California State Legislature
- Long title An act to amend Sections 245, 12011, 12022, 12022.5, 12275, 12275.5, 12280, 12285, 12286, 12287, 12288, 12288.5, 12289, and 12290 of, and to add Section 12278 to, the Penal Code, relating to firearms. ;
- Enacted by: California State Legislature
- Enacted: June 4, 2004 (Assembly) August 23, 2004 (Senate, amended) August 25, 2004 (Senate, concurrence)
- Signed: September 13, 2004
- Introduced by: Paul Koretz (D-42nd-Los Angeles)

= .50 Caliber BMG Regulation Act of 2004 =

Gun law in California, United States

The .50 Caliber BMG Regulation Act of 2004 is a law in the state of California that effectively banned all .50 BMG-caliber rifles from being sold in the state. The law took effect on January 1, 2005.

==Background==
The legislature of California declared that "proliferation and use" of .50 BMG rifles posed a terrorist threat, as well as a threat to the "health, safety, and security of all residents" of California. The act required existing .50 BMG rifles to be registered with the state and prohibited the sale of any rifle after the ban went into effect. To quote the state web site, the act "regulates the .50 BMG rifles in essentially the same manner as assault weapons." The law specifically allowed a registration period of one year, now passed, to register any such firearms, after which unregistered weapons would become illegal firearms.

===Definitions===
"A .50 BMG rifle is defined as a centerfire rifle that can fire a .50 BMG cartridge and is not already an assault weapon ... or a machinegun"

".50 BMG cartridge" is defined as a cartridge that is designed and intended to be fired from a centerfire rifle and that meets all of the following criteria:
(1) It has an overall length of 5.54 in from the base to the tip of the bullet.
(2) The bullet diameter for the cartridge is from .510 to, and including, .511 in.
(3) The case base diameter for the cartridge is from .800 in to, and including, .804 inch.
(4) The cartridge case length is 3.91 in. (PC § 12278.)

===Exceptions/Exclusions to California Penal Code 30905, et al.===
The law does not apply to the law enforcement officers with permission from their employing agencies.

Exceptions are granted to rifles classified as antiques or Curio and Relics as defined by the BATFE.

Out-of-state owners may bring .50 BMG rifles into the state for shooting competitions.

Limited exceptions are granted for exhibitions, displays, and education projects sponsored by law enforcement or government agencies.

You hold a valid permit to possess an assault weapon specifically (not just a general concealed carry permit) from the State Department of Justice.

You lawfully possessed the rifle before it was made illegal (i.e., before January 1, 2005) and registered it before April 30, 2006 with the State Department of Justice.

You are the executor or administrator of an estate that lawfully holds such firearms.

==Controversy==
As a result of the ban, the Barrett Firearms Company announced it would no longer sell to or service any of its rifles in the possession of any California government agency.

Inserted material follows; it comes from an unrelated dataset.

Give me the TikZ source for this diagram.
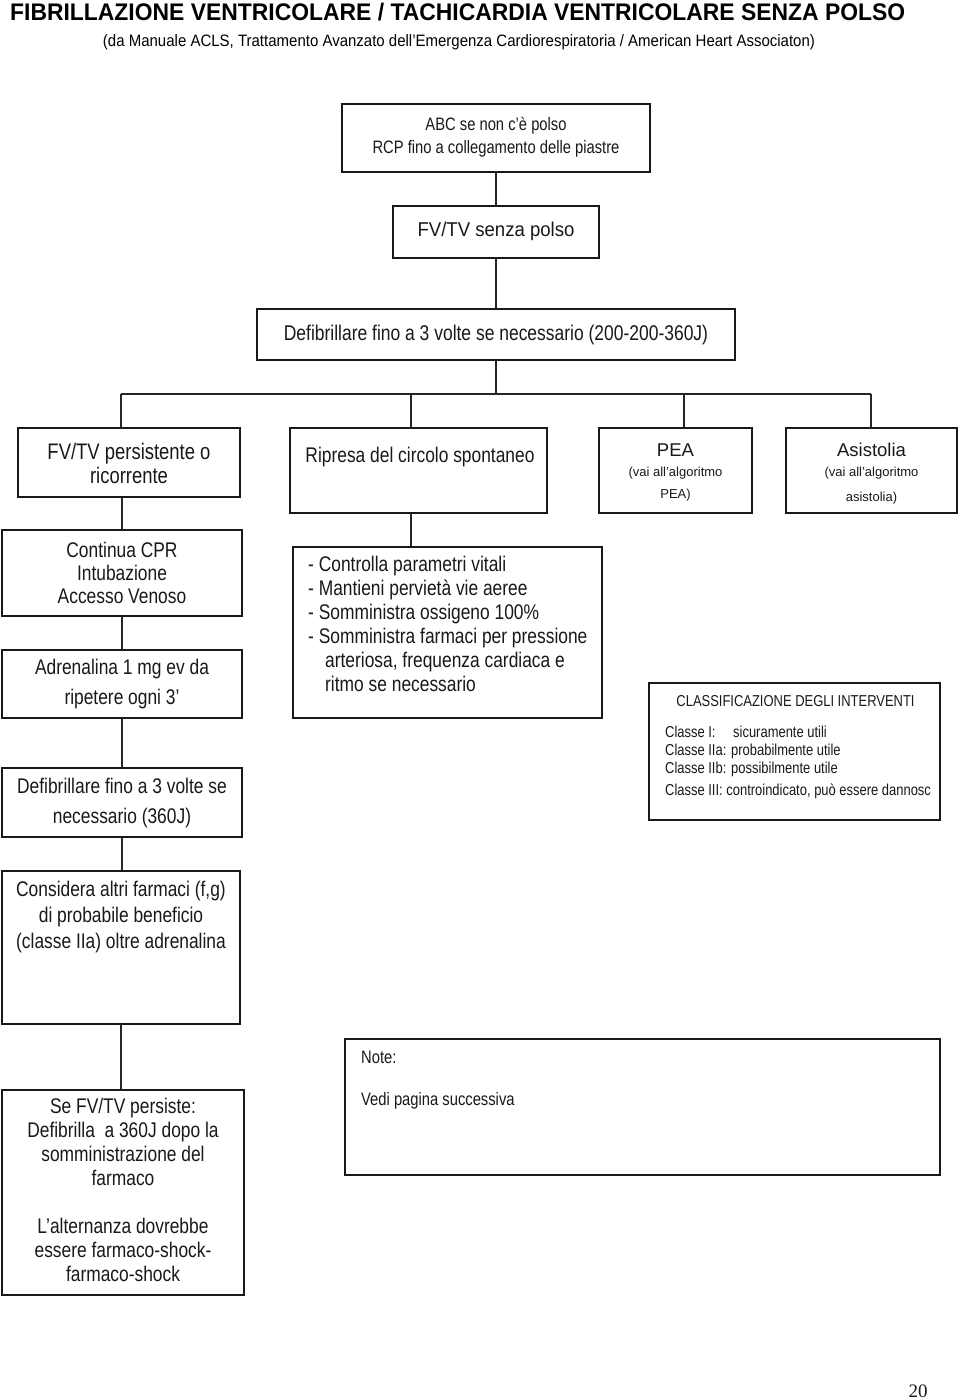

A 1999 Justice Department Office of Special Investigations briefing on .50 caliber rifle crime identified several instances of the .50 BMG being involved in criminal activities. Only one instance (the Branch Davidians at Waco, Texas) involved the alleged use of a .50 BMG during the commission of a crime; the remainder involved illegal possession (e.g. stolen), not use. The briefing did not identify any instance of a .50 BMG rifle being used in the commission of a murder.

According to the GAO report there were no instances of violent crime with a .50 BMG rifle, while providing examples of crimes that had occurred: a doomsday cult possessed 10 rifles and were arrested for using false identities, a .50 BMG rifle was stolen and later recovered, and a claim by the ATF that the Branch Davidians fired a .50 BMG prior to the ATF firing tear gas and incendiary devices at the occupied structure. No .50 BMG rifles were reported recovered after the ATF siege at Waco

==Alternative cartridges==
The .510 DTC Europ has since been introduced to take advantage of the highly specific language used in the act. The round provides almost identical ballistics and performance, but cannot be used in weapons chambered for .50 BMG.

Barrett has since produced the .416 Barrett, a necked-down .50 BMG case using a .416 caliber bullet, which is not subject to the .50 BMG Act because of the smaller caliber. It has the benefit of having a flatter trajectory and longer effective range than the .50 BMG.